Verdachte heeft zich zodoende schuldig gemaakt aan medeplichtigheid. Zij wist immers dat er een hennepkwekerij in de woning werd aangelegd en zij heeft deze situatie vervolgens in stand gelaten. Het opzet van verdachte is aldus gericht geweest op het verschaffen van de gelegenheid tot het plegen van het misdrijf én op het misdrijf zelf, zodat is voldaan aan het vereiste van de dubbele opzet."
2.3Het Hof heeft vastgesteld dat de verdachte samen met de medeverdachte [medeverdachte] als hoofdbewoner en mede-eigenaar van de gezamenlijke woning aan de [a-straat 1] te [plaats] de beschikking had over dat pand, [medeverdachte] betrokken was bij een hennepkwekerij die was gevestigd in twee ruimtes in de woning waar hij de daar gekweekte planten verzorgde en de verdachte wist van die hennepkwekerij, maar deze situatie in stand heeft gelaten. Het Hof heeft op basis van deze vaststellingen bewezenverklaard dat de verdachte aan [medeverdachte] opzettelijk "gelegenheid heeft verschaft" tot het telen van hennep. Dat oordeel is daarmee echter niet toereikend gemotiveerd. Het Hof heeft immers geen omstandigheden vastgesteld die erop duiden dat actieve gedragingen van de verdachte gelegenheid verschaften tot de hennepteelt door [medeverdachte] in de woning. De enkele, niet nader geconcretiseerde overweging van het Hof dat de verdachte de ruimtes aan [medeverdachte] ter beschikking heeft gesteld, maakt dat niet anders, in aanmerking genomen dat zij met [medeverdachte] hoofdbewoner en mede-eigenaar van de gezamenlijke woning was zodat [medeverdachte] kennelijk die ruimtes reeds ter beschikking had. Daarbij komt dat ook bekendheid met het telen van hennep door [medeverdachte], anders dan het Hof met de verwijzing naar het in stand laten van de situatie kennelijk voor ogen stond, niet zonder meer voldoende is voor het doen ontstaan van een rechtsplicht voor de verdachte tot het beletten of (doen) beëindigen daarvan.

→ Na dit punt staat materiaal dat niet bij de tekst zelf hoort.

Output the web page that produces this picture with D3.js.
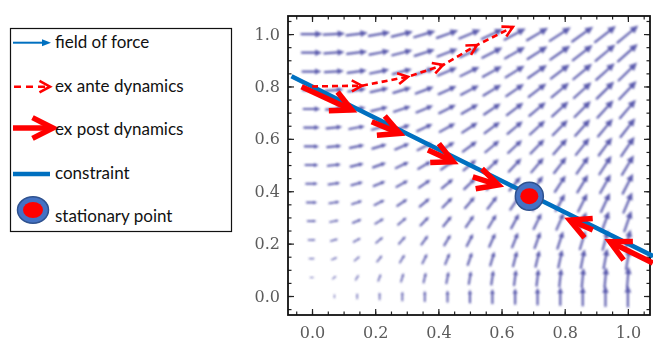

2.4Het middel is terecht voorgesteld.
3 Beslissing
De Hoge Raad:
- vernietigt de bestreden uitspraak;
- wijst de zaak terug naar het Gerechtshof Den Haag, opdat de zaak op het bestaande hoger beroep opnieuw wordt berecht en afgedaan.
Dit arrest is gewezen door de vice-president J. de Hullu als voorzitter, en de raadsheren Y. Buruma, V. van den Brink, E.S.G.N.A.I. van de Griend en A.E.M. Röttgering, in bijzijn van de waarnemend griffier S.P. Bakker, en uitgesproken ter openbare terechtzitting van 19 november 2019.